Lo conocí, antes de conocerlo, en las páginas de mi primera novela. Al parecer habíamos coincidido de trasnoche y pendencias con alguno de los personajes y en alguno de los ambientes que después formarían parte de mi libro. Pero yo no lo recordaba. Él sí. Mi primer recuerdo de él es posterior. Por entonces yo andaba dando tumbos por el sudeste asiático. Y recibí un e-mail suyo. En ese primer e-mail elogió mi novela, me habló de la suya y así, gracias a la literatura, empezó nuestra amistad. A ese primer e-mail siguió mi respuesta, luego su contestación, después otra mía... En esas cartas nos contamos cómo escribíamos, qué leíamos, quiénes éramos, hasta cómo amábamos. No habré coincidido con Paco en persona más de una docena de veces. Pero éramos amigos, porque aún sin conocernos, mantuvimos correspondencia durante más de dos años.

La primera vez que nos vimos en persona fue no hace mucho. La semana que viene hará un año. Lo recuerdo bien porque fue el momento en el que yo regresaba por fin de viaje. El momento en el que los dos escritores y amigos virtuales iban a encontrarse y a convertirse en amigos de verdad. Él estaba nervioso. Me dijo muchas de las cosas acerca de las que habíamos escrito en nuestro epistolario particular. Me habló, con esa pasión con la que hablaba y con esa sonrisa a la vez tímida y desbocada: de mí, de él mismo, del libro que acababa de leer. (Aún lo recuerdo: Las afinidades electivas, de Goethe. Libro por el que estaba fascinado, porque a Paco le fascinaban los clásicos como solo pueden fascinarle los clásicos a un romántico). Hablamos mucho de literatura, del amor y las mujeres, de mi viaje, de su vida en Murcia. Nos emborrachamos. Si la primera vez que nos vimos, y que yo no recuerdo, se pareció a una escena de mi primera novela, esta segunda vez era un capítulo de la suya.

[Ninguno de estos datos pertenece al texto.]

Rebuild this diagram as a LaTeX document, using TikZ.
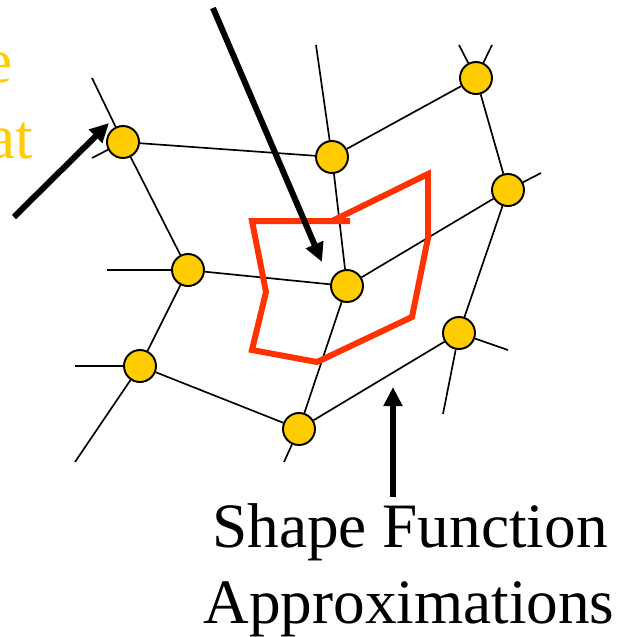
\documentclass[tikz,border=0pt]{standalone}
\usepackage{fontspec}
\setmainfont{Liberation Serif}
\usetikzlibrary{positioning,arrows.meta}
\definecolor{nodefill}{HTML}{FFCC00}
\definecolor{patch}{HTML}{FF3300}
\definecolor{cutlabel}{HTML}{FFCC00}

\begin{document}
\begin{tikzpicture}[x=0.02cm, y=-0.02cm,
  pt/.style={circle, draw=black, line width=1.1pt, fill=nodefill, minimum size=0.64cm, inner sep=0pt},
  link/.style={black, line width=0.95pt},
  pointer/.style={line width=0.12cm, -{Triangle[length=0.38cm, width=0.36cm]}},
  big/.style={font=\fontsize{36}{43}\selectfont, inner sep=0pt, anchor=base}]
\useasboundingbox (0,0) rectangle (620,637);

% mesh nodes
\node[pt] (a) at (123,142) {};
\node[pt] (b) at (332,157) {};
\node[pt] (c) at (476,78) {};
\node[pt] (d) at (508,190) {};
\node[pt] (e) at (188,270) {};
\node[pt] (f) at (347,286) {};
\node[pt] (g) at (140,366) {};
\node[pt] (h) at (299,429) {};
\node[pt] (i) at (459,333) {};

% free ends
\coordinate (a1) at (92,78);
\coordinate (a2) at (92,158);
\coordinate (b1) at (316,45);
\coordinate (c1) at (459,45);
\coordinate (c2) at (492,45);
\coordinate (d1) at (541,173);
\coordinate (e1) at (107,270);
\coordinate (g1) at (75,366);
\coordinate (g2) at (75,462);
\coordinate (h1) at (284,462);
\coordinate (i1) at (508,350);
\coordinate (i2) at (443,414);

\draw[link] (a) -- (b) (a) -- (e) (b) -- (c) (b) -- (f) (c) -- (d) (d) -- (f)
  (d) -- (i) (e) -- (f) (e) -- (g) (f) -- (h) (g) -- (h) (h) -- (i);
\draw[link] (a) -- (a1) (a) -- (a2) (b) -- (b1) (c) -- (c1) (c) -- (c2) (d) -- (d1)
  (e) -- (e1) (g) -- (g1) (g) -- (g2) (h) -- (h1) (i) -- (i1) (i) -- (i2);

% control volume
\draw[patch, line width=0.12cm] (350,221) -- (252,221) -- (266,292) -- (252,350) -- (317,362)
  -- (412,317) -- (428,238) -- (428,174) -- (332,221);

% arrows
\coordinate (p1) at (213,8);
\coordinate (q1) at (322,262);
\coordinate (p2) at (14,217);
\coordinate (q2) at (109,123);
\coordinate (p3) at (393,497);
\coordinate (q3) at (393,387);
\draw[pointer] (p1) -- (q1);
\draw[pointer] (p2) -- (q2);
\draw[pointer] (p3) -- (q3);

% labels
\node[big, anchor=base east, text=cutlabel] (lbl1) at (13,82) {e};
\node[big, anchor=base east, text=cutlabel] (lbl2) at (33,158) {at};
\node[big] (sf) at (410,547) {Shape Function};
\node[big] (ap) at (409,623) {Approximations};
\end{tikzpicture}
\end{document}
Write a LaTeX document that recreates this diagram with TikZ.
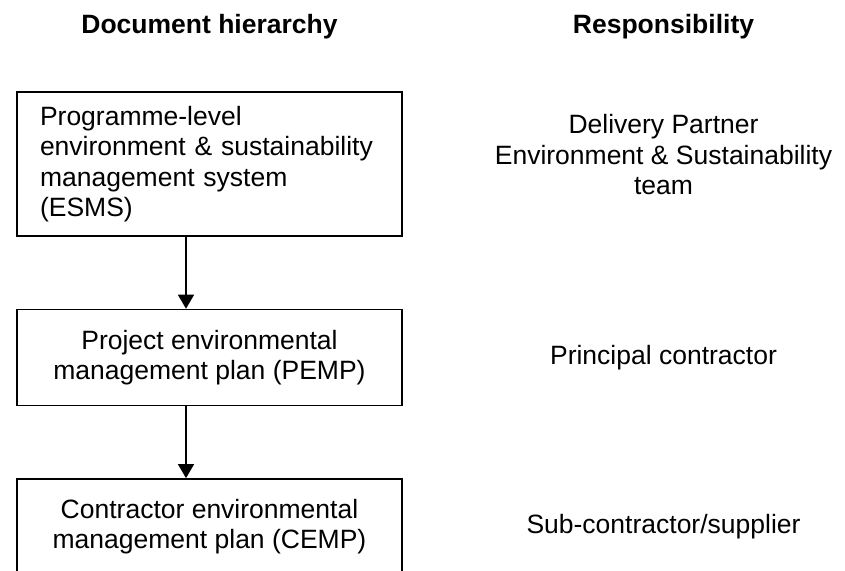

Tal vez él tenía siempre esa sensación. La sensación de que todo son fragmentos: fragmentos de libros, fragmentos de amor, fragmentos de alegría, fragmentos de desesperación, de amistad. Tal vez pensaba, como pensamos todos a veces, que esos fragmentos de vida no hacen una vida. Pero se equivocaba. Paco no era consciente del espacio que ocupaba en nuestras vidas. No era consciente del peso que tenía en la ciudad. Y nunca será consciente del vacío que ha dejado. Era de esos escritores, de esas personas, que gritan mucho, desafinando, porque creen que nadie les escucha. Pero de su esfuerzo resulta un sonido tan desgarrador que no hay forma de no escucharlo. Todos escuchamos el grito de sus novelas. Y todos escuchamos ahora el atronador silencio que ha seguido a su grito.

Algunos dicen que su segunda novela, El Laberinto del Albaycin, ha resultado premonitoria. Pero todos los poetas malditos son premonitorios, porque todos escriben para la muerte. Y a tumba abierta. Los que lo echamos de menos lo tendremos siempre esperándonos en sus dos novelas, en el hueco de la memoria que tienen todas las barras de todos los bares donde nos tomamos una cerveza con él, en las calles y en el aire de esa Murcia suya, que siempre será Pantanosa.

Adiós Paco, amigo. Seguirás cantando mientras los demás palmamos. Ahora que te has ido, por fin nos quedamos contigo.